There’s nothing quite so devastating as feeling like you are giving your all to the Lord, following him, trusting him, serving him, only to feel like he’s snatching away your happiness and asking you to move in a direction you would never have chosen for yourself. Trials feel that way, whether it’s an unexpected diagnosis, the end of a relationship, the loss of a job, the passing of a loved one, an unforeseen bend in the path of life. These trials set us reeling, our hearts bleed.
If I’m being honest, which I like to do here in my “candid” writing, as many folks call it, this was definitely one of the biggest contributors to the hardness of my heart, to my missing heartbeat. I have felt like I have been faithful to the Lord, and he has asked me to lay down my desires and walk a completely different path than the one I wanted to choose. As if our good works entitle us to anything… I have grappled with acceptance for many months now. And I’m not sure I’m there yet. May was to be the month that we would begin trying for our third child, but with all that has unfolded with my health, and with the many unanswered questions we have, that dream is on hold, perhaps indefinitely. It has been heartbreaking to lay down that dream and continue trusting in God’s goodness. I have known from the moment I had my final neurology appointment that this was going to be an exercise in obedience.

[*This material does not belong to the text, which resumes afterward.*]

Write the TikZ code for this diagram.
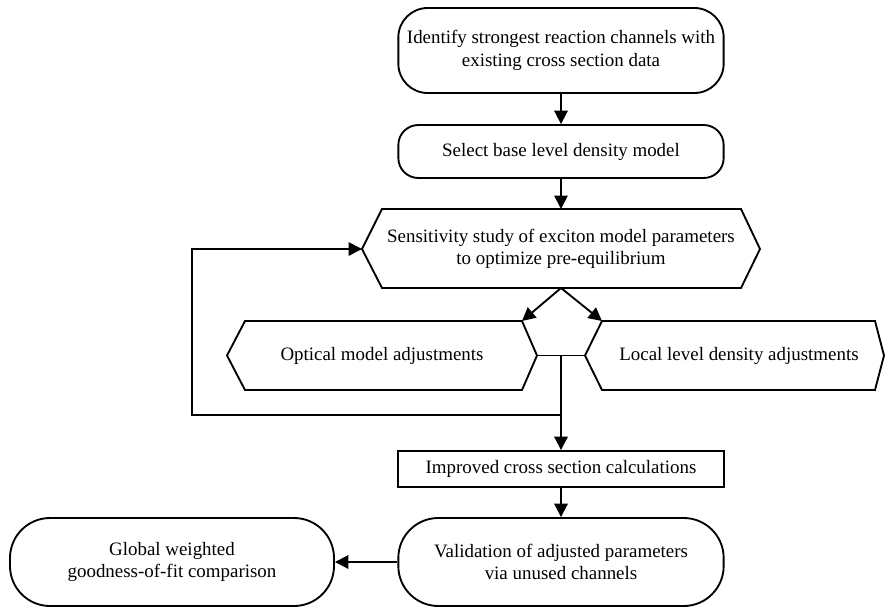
\documentclass[tikz,border=0pt]{standalone}
\usepackage{fontspec}
\setmainfont{Liberation Serif}
\usetikzlibrary{arrows.meta}

\begin{document}
\begin{tikzpicture}[x=.75pt,y=-.75pt,line width=1.4pt,
	every node/.style={font=\fontsize{14.2}{17}\selectfont,align=center},
	roundbox/.style={draw,rounded corners=#1,minimum width=244pt,inner sep=0pt},
	plainbox/.style={draw,minimum width=244pt,minimum height=27pt,inner sep=0pt},
	arr/.style={-{Triangle[length=10pt,width=10pt]}}]
\useasboundingbox (0,0) rectangle (885,607);

\node (ident) at (561,50.5) [roundbox=22pt,minimum height=63.75pt] {Identify strongest reaction channels with\\existing cross section data};
\node (select) at (561,151.5) [roundbox=15pt,minimum height=39.75pt] {Select base level density model};

\draw (362,249) coordinate (sens w) -- (382,209) -- (741,209) -- (760,249) -- (741,288) -- (382,288) -- cycle;
\coordinate (sens n) at (561,209);
\coordinate (sens s) at (561,288);
\node (sens) at (561,249) {Sensitivity study of exciton model parameters\\to optimize pre-equilibrium};

\draw (227,355.5) -- (245,321) -- (522,321) coordinate (opt ne) -- (537,355.5) coordinate (opt e) -- (522,390) -- (245,390) -- cycle;
\node (opt) at (382,355.5) {Optical model adjustments};

\draw (585,355.5) coordinate (loc w) -- (602,321) coordinate (loc nw) -- (875,321) -- (884,355.5) -- (875,390) -- (602,390) -- cycle;
\node (loc) at (739,355.5) {Local level density adjustments};

\draw (opt e) -- (loc w);
\coordinate (pent) at (561,355.5);
\coordinate (loop) at (561,415);

\node (improved) at (561,469) [plainbox] {Improved cross section calculations};
\node (valid) at (561,562) [roundbox=30pt,minimum height=66pt] {Validation of adjusted parameters\\via unused channels};
\node (global) at (172,562) [roundbox=30pt,minimum height=66pt,minimum width=243pt] {Global weighted\\goodness-of-fit comparison};

\draw[arr] (ident) -- (select);
\draw[arr] (select) -- (sens n);
\foreach \c in {opt ne,loc nw} {
	\draw[arr] (sens s) -- (\c);
	}
\draw[arr] (pent) -- (improved);
\draw[arr] (loop) -- (192,415) |- (sens w);
\draw[arr] (improved) -- (valid);
\draw[arr] (valid) -- (global);
\end{tikzpicture}
\end{document}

As I have pleaded with the Lord and fought a deep discouragement in my heart, particularly in my ministry of writing, I started feeling a gentle nudge in my soul to kneel before the Lord in worship. This is more than a little outside of my wheelhouse for a typical Sunday morning. My heart, I am sad to say, was too prideful to kneel before my Maker. It is literally painful to write that. What’s more painful to expose is that I continued to feel that nudge, week after week, and I brushed it aside. In hindsight, I think this small choice is perhaps the largest reason that the Lord has allowed so many trials to persist for so many months. It’s been the breaking of Catherine Burleigh. My heart needed to be humbled to the point that I was willing to kneel, to relinquish my own desires and dreams to his will and his desires for my life. I have fought this for many months.
My heart broke the week before my knee did, but the process felt like one fell swoop. I cried out to the Lord, “Do. Whatever. It. Takes. I can’t live like this. I will take your path.” Once I chose obedience, once I began the attempt to accept what he has for me, my heart turned toward him and his words began to flood my heart again. He reminded me that in him there is always hope. His plans are good. He fulfills the desires of my heart. Life may look different than I have planned, but his goodness will never fail. It was the beginning of a heartbeat.
In some ways, I still feel like I am in the breaking process. My will still contends with his; I still battle to daily choose his path over mine. There is still a part of my heart that is fiercely clinging to my own dreams. Through everything we’ve experienced with Sophie, I have learned that acceptance is a process. It’s not something that happens overnight. And I can only trust that the Lord will be patient with me, continue to speak to me, as I wrestle with all this. I am thankful for his kindness, his gentleness, his grace, as I walk through yet another path of acceptance in my life. Some days are easy; I feel content with life as it is, and I’m ready to move forward with what’s next. Other days I spend fighting the tears moment by moment. But my heart is set on obedience.
I realize that our own obedience is not a magical chant or spell that we can use to obtain what we desire. That’s not the point. God is my Master, and he deserves my obedience for that alone. Obedience acknowledges his wisdom and that his plan is far superior to my own. Neither is disobedience necessarily the root of all hardheartedness, of all our heartbreak, of all our trials. But for me, it was a contributing factor. And I suspect if we all look closely, we may see areas where God has been nudging us, but we’ve been too stubborn to take the steps he’s asking us to take. He will wait. He will continue to refine us until we are ready. It has taken me a long time to act in obedience, far too long, I must admit. But the results are breathtaking.
My heart is starting to beat again. There is still pain from the trials we have walked, still walk. There are still dreams that I don’t want to die. But there is peace. And a heartbeat. A blessed heartbeat.